After packing their clothes you need to account for snacks. Snacks need to be balanced between good enough to eat, but not so good they would binge on them. My kids would love eat chocolate candy the entire car ride and it would be a quiet ride until someone began vomiting, changing the theme from sugar fueled bliss to puke scented hell. At our house this means buying or making trail mix. When I make it they get a mix of nuts, dried fruit, and some candy. They will hopefully sample it equally but often they just pick out the candy like hens pecking in a farmyard. I also fill their water bottles, but not too full because they can’t be drinking too much on our trip, then we’ll stop to pee five times an hour.
Once bags and snacks are packed we throw the kids and their movies in the car. When we bought our current people hauler we chose not to get an entertainment package because it seemed too expensive. Instead we have the very sophisticated system of an iPad suspended between the front seats with a bungee cord and binder clip. This system work great for the video but is terrible for the audio. We tried getting headphones for each child to use but it’s impossible for any children under the age of ten to keep headphones on their ears. The trip then becomes an audio balancing act where the adults in the front then turn down our radio so they can hear theirs but as their movie’s volume waxes and wanes so does our and we continually adjust the levels.

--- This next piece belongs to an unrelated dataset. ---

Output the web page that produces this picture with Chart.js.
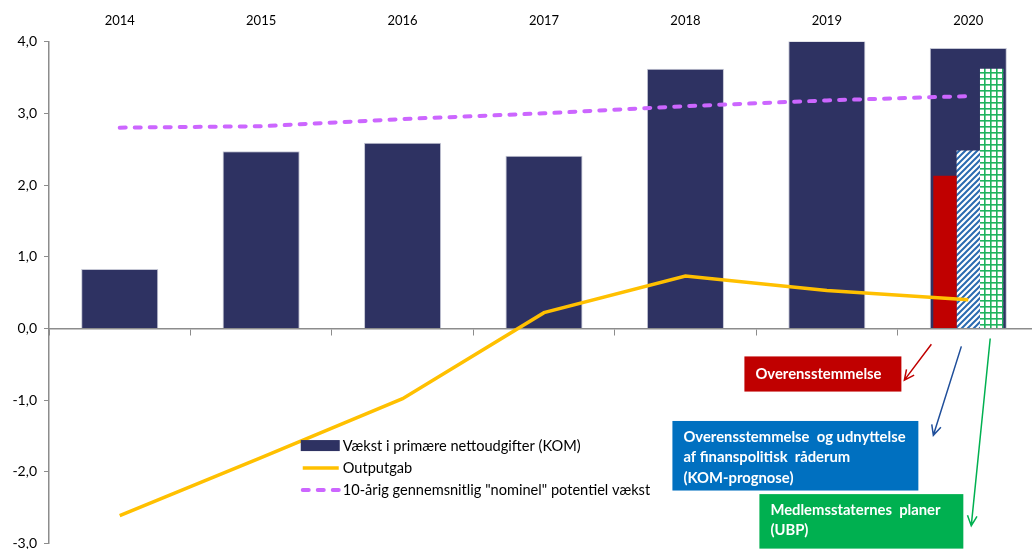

Eventually we get into a driving rhythm, children quiet in the back, adults talking in the front, when somebody gets hungry. My philosophy is to drive and drive hard until we get there, but I’m the only one in our car who can pee in the Gatorade bottle they just finished. So we stop for lunch and get out to pee and a quick trip into McDonalds takes as long as a Sunday lunch at the Olive Garden.
If instead we get food to go there are challenges with that as well. No drink lid is as secure as I’d like it to be, somewhere between car gas cap and space shuttle port. Food will always be flying in the car as our kids – with their eating amnesia coupled with a movie trance – forget how to move food from lap to mouth.
Eventually I hope the fried potatoes in their lunch turns them into vegetables for the rest of the drive and we return to the road. No matter how long we’re in the car, it’s just enough time for my wife and I to have an adult conversation – while keeping our radio turned down – and we arrive at our destination, all happy to be getting out of the car.